Ни в столовой, ни в гостиной никого не было. Она начала подниматься по изгибающейся деревянной лестнице, стараясь не шуметь. Сверху раздался стук двери и послышались энергичные шаги. Секунда – и перед Надей возник смуглый мужчина в светлых брюках и белой рубашке с закатанными рукавами.
– Надюха?! Что ты тут делаешь? – воскликнул он.
– Миша, уйди. – На мужчину смотрел десятисантиметровый ствол.
– Не делай этого! Я не допущу!
Миша перегородил дорогу, медленно приближаясь. Девять граммов с хлопком вошли в грудь, испортив белую рубашку кровяным пятном слева. Меньшевик рухнул как подкошенный, а Надя взбежала по ступенькам, ворвалась в комнату. Карло успел только потянуться к ящику стола, за которым сидел, как увидел дуло. Её он узнал сразу – лучший сотрудник Феликса Эдмундовича, спец по особым поручениям. Помнится, даже присутствовал на торжественном вручении грамоты: за верность. За несколько растянувшихся долей секунды Николай Семёнович смирился со смертью. Дело было не в том, что не мог справиться с подосланным убийцей, дело было в её глазах. Это были не её глаза – это были глаза Феликса. Не Надя Зинина сейчас стояла с пистолетом – весь ОГПУ стоял. Советская Россия хотела избавиться от бывшего лидера меньшевиков, как от испорченной пищи в желудке. Он инороден – он должен быть уничтожен. Ничего личного.
Зинина убрала люгер в саквояж, подошла к столу. Карло, видимо, начал письмо. На бумаге аккуратно выведено: следите за движением и руководите.
«Отличная предсмертная записка», – подумала она, на ходу меняя план. Пистолет был вложен в правую руку Чхеидзе. Маленькая черная дырка во лбу не портила обрамлённое седой бородой уставшее грузинское лицо – семь лет работы вдовой выработали у Зининой привычку стрелять в голову.
Уходила быстро, не оставляя следов своего присутствия. Лишь в Париже пришлось задержаться на день – поезда в Варшаву ходили с перебоями.
К концу девятого дня ввалилась в здание ОГПУ – уставшая, голодная, в несвежем платье. В комнате на этот раз сидел Владимир – старый большевик, прошедший мировую войну и потерявший там ногу. Но не проницательность. Ничего не спрашивая, полез за ключами от бункера. Пока открывал дверь, Надя жадно пила воду прямо из графина. Подхватив полы платья, вошла в подземелье. Первый этаж, второй, третий, четвёртый, пятый. Проверка, решётка, проверка, решётка… Тот же охранник провёл к «врачам».

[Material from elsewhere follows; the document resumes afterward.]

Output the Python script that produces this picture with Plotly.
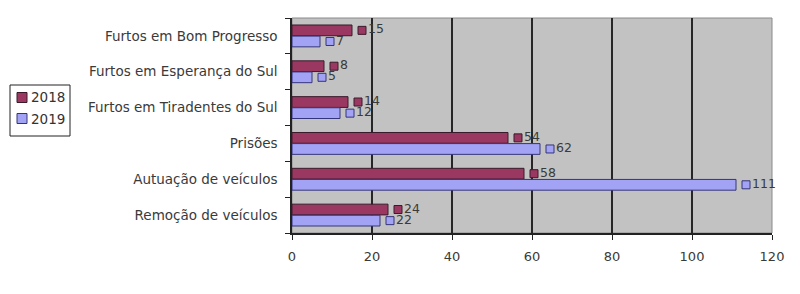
import plotly.graph_objects as go

# Categories from bottom to top (as drawn)
categories = [
    "Remoção de veículos",
    "Autuação de veículos",
    "Prisões",
    "Furtos em Tiradentes do Sul",
    "Furtos em Esperança do Sul",
    "Furtos em Bom Progresso",
]
values_2018 = [24, 58, 54, 14, 8, 15]
values_2019 = [22, 111, 62, 12, 5, 7]
series_names = ["2018", "2019"]
x_ticks = [0, 20, 40, 60, 80, 100, 120]

# Styling / layout constants
W, H = 800, 294
L, R, T, B = 292, 28, 18, 61
PW, PH = W - L - R, H - T - B
XMAX = 120
px_per_unit = PW / XMAX
bar_w = 0.3
off = 0.155
label_gap_units = 10 / px_per_unit

col18, line18 = "#9b3862", "#3a1a2a"
col19, line19 = "#a3a3f5", "#34347a"
font = "DejaVu Sans, Verdana, sans-serif"
txtcol = "#3a3a3a"


def px_x(px):
    return (px - L) / PW


def px_y(py):
    return 1 - (py - T) / PH


pos = list(range(len(categories)))
y18 = [p + off for p in pos]
y19 = [p - off for p in pos]

fig = go.Figure()
fig.add_trace(go.Bar(y=y18, x=values_2018, orientation="h", width=bar_w, name=series_names[0],
                     marker=dict(color=col18, line=dict(color=line18, width=1)), showlegend=False))
fig.add_trace(go.Bar(y=y19, x=values_2019, orientation="h", width=bar_w, name=series_names[1],
                     marker=dict(color=col19, line=dict(color=line19, width=1)), showlegend=False))

for ys, vals, c, lc in [(y18, values_2018, col18, line18), (y19, values_2019, col19, line19)]:
    fig.add_trace(go.Scatter(y=ys, x=[v + label_gap_units for v in vals], mode="markers+text",
                             text=[str(v) for v in vals], textposition="middle right",
                             textfont=dict(family=font, size=12.5, color=txtcol),
                             marker=dict(symbol="square", size=8, color=c, line=dict(color=lc, width=1)),
                             showlegend=False, cliponaxis=False, hoverinfo="skip"))

# Manual legend (compact box like the original)
fig.add_shape(type="rect", xref="paper", yref="paper", x0=px_x(10), x1=px_x(70),
              y0=px_y(136), y1=px_y(85), line=dict(color="#222", width=1), fillcolor="white")
for i, (name, c, lc) in enumerate([(series_names[0], col18, line18), (series_names[1], col19, line19)]):
    cy = 97.5 + i * 21
    fig.add_shape(type="rect", xref="paper", yref="paper", x0=px_x(17), x1=px_x(27),
                  y0=px_y(cy + 5), y1=px_y(cy - 5), line=dict(color=lc, width=1), fillcolor=c)
    fig.add_annotation(xref="paper", yref="paper", x=px_x(29), y=px_y(cy), text=name,
                       showarrow=False, xanchor="left", yanchor="middle",
                       font=dict(family=font, size=13.5, color="#333"))

fig.update_layout(
    width=W, height=H,
    margin=dict(l=L, r=R, t=T, b=B),
    paper_bgcolor="white",
    plot_bgcolor="#c2c2c2",
    barmode="overlay",
    font=dict(family=font, size=13, color=txtcol),
    showlegend=False,
)
fig.update_xaxes(range=[0, XMAX], tickvals=x_ticks, showgrid=True, gridcolor="#262626", gridwidth=1.6,
                 zeroline=False, showline=True, linecolor="#222", linewidth=1.5, mirror=False,
                 ticks="outside", ticklen=5, tickcolor="#222", ticklabelstandoff=6,
                 tickfont=dict(family=font, size=13, color=txtcol))
fig.update_yaxes(range=[-0.5, len(categories) - 0.5], tickvals=pos, ticktext=categories,
                 ticks="", showgrid=False, zeroline=False, showline=True, linecolor="#222", linewidth=1.5,
                 tickfont=dict(family=font, size=13.5, color=txtcol), ticklabelstandoff=10,
                 minor=dict(tickvals=[p - 0.5 for p in pos] + [len(categories) - 0.5],
                            ticks="outside", ticklen=5, tickcolor="#222", showgrid=False))
# light top/right frame
fig.add_shape(type="rect", xref="paper", yref="paper", x0=0, y0=0, x1=1, y1=1,
              line=dict(color="#8a8a8a", width=1), layer="below")

fig.write_html("out.html")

– Ложитесь на кушетку, – сказал интеллигент в белом халате и забегал длинными пальцами по кнопкам агрегата. Надя провалилась в сон.
Ноет. Как же ноет горячее слева! Ну, почему: либо холодная голова, либо горячее сердце? Ноет и обжигает. И голова звенит так, будто сунула её в самый большой колокол Ипатьевского монастыря.